- REQUIRED WORK
From the first line of the data below through the line bearing "import numpy as np", reproduce each line exactly; do not include pictures.
┌──
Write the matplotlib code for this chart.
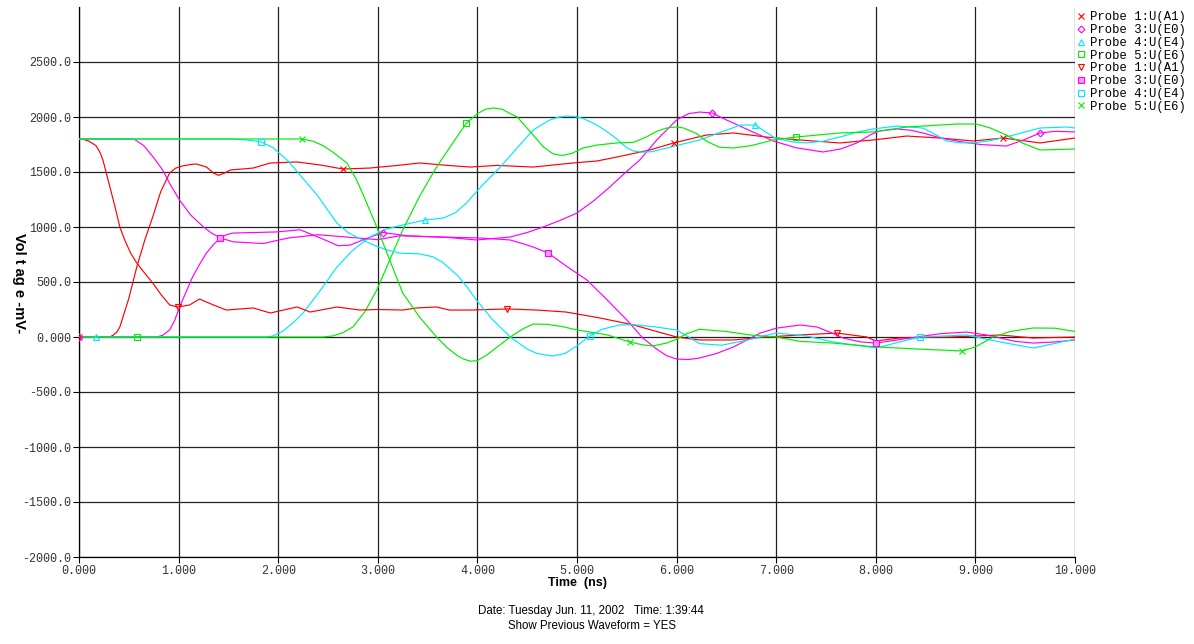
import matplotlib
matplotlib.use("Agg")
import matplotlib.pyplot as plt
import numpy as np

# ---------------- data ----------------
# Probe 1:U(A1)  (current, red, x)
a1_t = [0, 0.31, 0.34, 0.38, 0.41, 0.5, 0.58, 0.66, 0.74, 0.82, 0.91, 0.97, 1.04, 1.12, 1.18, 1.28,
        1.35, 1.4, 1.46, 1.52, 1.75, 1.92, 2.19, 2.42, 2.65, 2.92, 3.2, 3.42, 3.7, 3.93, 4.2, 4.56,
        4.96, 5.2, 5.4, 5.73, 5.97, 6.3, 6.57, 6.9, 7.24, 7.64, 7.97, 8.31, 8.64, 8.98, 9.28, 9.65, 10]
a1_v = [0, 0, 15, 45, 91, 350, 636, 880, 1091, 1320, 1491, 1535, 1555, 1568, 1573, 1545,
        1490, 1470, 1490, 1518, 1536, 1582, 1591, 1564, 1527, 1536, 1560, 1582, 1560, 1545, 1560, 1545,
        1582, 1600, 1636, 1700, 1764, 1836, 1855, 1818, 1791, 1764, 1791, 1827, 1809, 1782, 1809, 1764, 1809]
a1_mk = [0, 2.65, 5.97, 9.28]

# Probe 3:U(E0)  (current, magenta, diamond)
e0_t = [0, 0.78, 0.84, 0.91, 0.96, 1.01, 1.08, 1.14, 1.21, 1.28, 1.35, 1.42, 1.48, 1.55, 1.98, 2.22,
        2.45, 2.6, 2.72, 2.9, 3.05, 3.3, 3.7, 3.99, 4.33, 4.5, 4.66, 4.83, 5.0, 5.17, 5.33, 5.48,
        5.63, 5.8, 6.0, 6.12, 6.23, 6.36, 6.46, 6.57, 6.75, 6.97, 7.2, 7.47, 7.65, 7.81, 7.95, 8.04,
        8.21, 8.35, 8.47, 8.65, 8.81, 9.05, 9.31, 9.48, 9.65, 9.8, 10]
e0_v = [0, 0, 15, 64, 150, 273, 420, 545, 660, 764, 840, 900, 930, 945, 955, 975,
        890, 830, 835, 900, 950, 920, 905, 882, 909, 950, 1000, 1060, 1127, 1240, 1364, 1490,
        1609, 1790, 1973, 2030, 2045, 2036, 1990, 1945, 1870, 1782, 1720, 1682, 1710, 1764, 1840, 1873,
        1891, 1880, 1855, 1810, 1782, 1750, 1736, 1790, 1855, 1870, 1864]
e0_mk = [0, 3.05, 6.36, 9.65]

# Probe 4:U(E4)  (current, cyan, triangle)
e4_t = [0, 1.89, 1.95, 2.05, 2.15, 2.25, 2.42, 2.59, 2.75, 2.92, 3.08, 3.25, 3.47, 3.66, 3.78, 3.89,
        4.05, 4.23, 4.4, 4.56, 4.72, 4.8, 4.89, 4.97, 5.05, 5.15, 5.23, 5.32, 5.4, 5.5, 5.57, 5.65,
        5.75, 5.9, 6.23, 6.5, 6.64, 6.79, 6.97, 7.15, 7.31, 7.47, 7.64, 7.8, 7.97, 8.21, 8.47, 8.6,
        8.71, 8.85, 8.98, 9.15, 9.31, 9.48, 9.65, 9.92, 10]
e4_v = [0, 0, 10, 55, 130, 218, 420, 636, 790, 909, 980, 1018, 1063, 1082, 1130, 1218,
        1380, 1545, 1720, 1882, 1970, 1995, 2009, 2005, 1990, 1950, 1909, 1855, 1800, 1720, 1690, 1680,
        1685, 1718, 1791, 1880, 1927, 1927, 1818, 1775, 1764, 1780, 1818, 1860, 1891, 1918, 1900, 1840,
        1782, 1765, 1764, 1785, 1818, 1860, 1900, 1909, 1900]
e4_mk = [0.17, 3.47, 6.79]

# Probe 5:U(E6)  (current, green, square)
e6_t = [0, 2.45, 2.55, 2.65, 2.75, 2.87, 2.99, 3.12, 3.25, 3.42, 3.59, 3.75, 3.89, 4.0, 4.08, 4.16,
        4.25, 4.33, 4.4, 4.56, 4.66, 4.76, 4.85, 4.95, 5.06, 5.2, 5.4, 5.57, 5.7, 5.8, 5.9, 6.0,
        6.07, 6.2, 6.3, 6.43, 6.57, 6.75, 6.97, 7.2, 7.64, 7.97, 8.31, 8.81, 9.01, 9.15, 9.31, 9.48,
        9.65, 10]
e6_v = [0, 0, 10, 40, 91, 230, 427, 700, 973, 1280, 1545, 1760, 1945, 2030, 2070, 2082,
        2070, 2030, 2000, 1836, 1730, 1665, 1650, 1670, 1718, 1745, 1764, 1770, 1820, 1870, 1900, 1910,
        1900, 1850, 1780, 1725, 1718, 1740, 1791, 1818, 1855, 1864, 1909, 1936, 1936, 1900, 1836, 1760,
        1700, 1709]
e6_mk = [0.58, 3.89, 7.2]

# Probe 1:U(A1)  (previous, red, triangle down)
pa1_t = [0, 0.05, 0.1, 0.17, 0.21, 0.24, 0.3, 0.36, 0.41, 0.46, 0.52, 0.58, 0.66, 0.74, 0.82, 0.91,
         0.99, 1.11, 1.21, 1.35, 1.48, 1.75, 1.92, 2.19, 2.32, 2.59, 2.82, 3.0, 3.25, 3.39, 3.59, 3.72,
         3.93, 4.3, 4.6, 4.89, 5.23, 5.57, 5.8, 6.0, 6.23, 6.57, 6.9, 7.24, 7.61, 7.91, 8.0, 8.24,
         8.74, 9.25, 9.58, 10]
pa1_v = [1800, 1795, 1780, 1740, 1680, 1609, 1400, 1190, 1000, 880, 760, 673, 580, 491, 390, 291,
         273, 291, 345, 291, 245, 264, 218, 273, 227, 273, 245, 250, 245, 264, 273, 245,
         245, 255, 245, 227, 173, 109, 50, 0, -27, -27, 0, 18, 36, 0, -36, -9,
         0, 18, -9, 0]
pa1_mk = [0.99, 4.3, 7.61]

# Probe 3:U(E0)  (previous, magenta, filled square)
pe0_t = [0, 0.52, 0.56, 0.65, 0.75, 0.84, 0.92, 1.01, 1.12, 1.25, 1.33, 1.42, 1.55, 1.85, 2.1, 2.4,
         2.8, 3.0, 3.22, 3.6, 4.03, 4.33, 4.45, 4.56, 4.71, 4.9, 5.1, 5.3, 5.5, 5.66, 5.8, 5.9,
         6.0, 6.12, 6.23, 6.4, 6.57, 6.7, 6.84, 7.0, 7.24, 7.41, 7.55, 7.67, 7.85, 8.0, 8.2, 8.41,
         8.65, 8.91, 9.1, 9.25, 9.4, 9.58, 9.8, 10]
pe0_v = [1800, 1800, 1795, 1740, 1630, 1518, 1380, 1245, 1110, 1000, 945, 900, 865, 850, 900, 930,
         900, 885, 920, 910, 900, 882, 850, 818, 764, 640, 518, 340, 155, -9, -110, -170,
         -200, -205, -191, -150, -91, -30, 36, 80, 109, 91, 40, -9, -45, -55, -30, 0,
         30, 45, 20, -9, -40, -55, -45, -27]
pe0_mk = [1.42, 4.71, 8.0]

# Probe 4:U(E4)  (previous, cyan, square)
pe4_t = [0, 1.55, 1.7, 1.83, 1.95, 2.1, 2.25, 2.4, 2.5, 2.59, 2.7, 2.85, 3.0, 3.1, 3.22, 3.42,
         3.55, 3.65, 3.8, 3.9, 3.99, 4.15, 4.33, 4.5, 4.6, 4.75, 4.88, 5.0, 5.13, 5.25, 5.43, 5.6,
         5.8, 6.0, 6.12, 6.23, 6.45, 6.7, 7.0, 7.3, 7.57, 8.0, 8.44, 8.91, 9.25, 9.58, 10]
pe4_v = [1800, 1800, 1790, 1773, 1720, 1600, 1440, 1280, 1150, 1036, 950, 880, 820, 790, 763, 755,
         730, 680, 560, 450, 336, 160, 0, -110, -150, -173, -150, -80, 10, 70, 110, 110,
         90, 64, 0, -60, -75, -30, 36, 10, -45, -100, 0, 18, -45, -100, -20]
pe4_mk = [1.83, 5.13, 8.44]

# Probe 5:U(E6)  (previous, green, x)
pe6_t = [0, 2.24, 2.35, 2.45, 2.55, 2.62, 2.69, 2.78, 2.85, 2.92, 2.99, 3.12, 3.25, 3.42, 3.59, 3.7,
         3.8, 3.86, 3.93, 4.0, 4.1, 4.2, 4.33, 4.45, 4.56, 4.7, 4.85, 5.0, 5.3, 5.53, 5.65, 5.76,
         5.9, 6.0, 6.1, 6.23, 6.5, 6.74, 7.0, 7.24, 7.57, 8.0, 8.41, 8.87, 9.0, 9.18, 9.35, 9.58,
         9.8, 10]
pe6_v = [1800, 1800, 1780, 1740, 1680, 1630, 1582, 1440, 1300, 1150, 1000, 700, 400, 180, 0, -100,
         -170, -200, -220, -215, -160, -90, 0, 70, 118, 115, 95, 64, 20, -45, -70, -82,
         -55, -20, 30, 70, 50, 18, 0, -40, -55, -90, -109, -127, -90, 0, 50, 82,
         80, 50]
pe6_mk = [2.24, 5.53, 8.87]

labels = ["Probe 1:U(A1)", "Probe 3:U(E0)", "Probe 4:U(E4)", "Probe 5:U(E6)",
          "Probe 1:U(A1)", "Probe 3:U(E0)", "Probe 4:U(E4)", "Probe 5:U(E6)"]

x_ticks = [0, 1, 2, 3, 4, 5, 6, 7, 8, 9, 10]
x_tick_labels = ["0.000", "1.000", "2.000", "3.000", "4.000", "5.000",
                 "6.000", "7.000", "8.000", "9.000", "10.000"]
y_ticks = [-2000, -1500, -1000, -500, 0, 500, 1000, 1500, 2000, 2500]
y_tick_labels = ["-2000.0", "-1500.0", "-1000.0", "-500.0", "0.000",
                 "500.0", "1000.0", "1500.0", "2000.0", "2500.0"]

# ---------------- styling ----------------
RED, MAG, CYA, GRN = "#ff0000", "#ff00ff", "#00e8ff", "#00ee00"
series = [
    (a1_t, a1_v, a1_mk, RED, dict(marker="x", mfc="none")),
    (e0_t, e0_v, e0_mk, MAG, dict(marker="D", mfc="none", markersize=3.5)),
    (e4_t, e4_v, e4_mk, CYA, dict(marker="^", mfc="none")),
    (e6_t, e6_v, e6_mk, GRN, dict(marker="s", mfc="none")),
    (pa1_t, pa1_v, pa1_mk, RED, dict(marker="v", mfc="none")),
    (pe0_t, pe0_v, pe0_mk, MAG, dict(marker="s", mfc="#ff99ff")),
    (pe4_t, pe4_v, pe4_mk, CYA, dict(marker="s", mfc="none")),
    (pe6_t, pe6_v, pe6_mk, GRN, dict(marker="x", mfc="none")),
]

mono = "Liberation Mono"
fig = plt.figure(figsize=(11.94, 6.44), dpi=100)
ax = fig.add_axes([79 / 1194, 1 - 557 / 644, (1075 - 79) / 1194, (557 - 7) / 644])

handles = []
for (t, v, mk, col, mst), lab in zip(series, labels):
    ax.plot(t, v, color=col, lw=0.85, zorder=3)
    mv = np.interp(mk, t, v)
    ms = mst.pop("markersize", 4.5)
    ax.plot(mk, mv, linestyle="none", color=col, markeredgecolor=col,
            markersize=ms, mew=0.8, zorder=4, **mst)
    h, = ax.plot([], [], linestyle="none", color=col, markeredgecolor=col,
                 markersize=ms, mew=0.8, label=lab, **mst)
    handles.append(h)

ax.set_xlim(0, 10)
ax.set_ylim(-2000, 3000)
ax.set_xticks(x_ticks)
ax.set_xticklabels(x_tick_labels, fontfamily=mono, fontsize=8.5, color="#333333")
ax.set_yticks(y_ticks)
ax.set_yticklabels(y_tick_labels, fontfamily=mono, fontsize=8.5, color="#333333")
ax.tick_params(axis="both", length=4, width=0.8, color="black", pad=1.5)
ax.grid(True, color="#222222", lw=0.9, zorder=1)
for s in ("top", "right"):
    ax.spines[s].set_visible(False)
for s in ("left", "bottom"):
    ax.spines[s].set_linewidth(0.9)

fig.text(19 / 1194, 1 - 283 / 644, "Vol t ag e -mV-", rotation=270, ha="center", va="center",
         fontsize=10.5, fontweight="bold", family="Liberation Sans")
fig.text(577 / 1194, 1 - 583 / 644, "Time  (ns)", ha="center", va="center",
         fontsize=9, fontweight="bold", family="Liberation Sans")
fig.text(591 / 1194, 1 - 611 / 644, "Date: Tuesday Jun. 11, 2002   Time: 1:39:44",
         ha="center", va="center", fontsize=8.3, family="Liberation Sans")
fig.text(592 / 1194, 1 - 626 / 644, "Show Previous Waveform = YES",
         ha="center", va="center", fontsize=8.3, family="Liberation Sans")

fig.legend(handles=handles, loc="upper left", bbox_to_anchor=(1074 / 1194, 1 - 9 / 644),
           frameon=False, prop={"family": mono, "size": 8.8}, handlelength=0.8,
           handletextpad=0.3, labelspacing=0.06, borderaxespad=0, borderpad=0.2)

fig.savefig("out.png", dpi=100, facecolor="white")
└──
- OUTPUT FOR THIS EXERCISE
Write the matplotlib code for this chart.
import matplotlib
matplotlib.use("Agg")
import matplotlib.pyplot as plt
import numpy as np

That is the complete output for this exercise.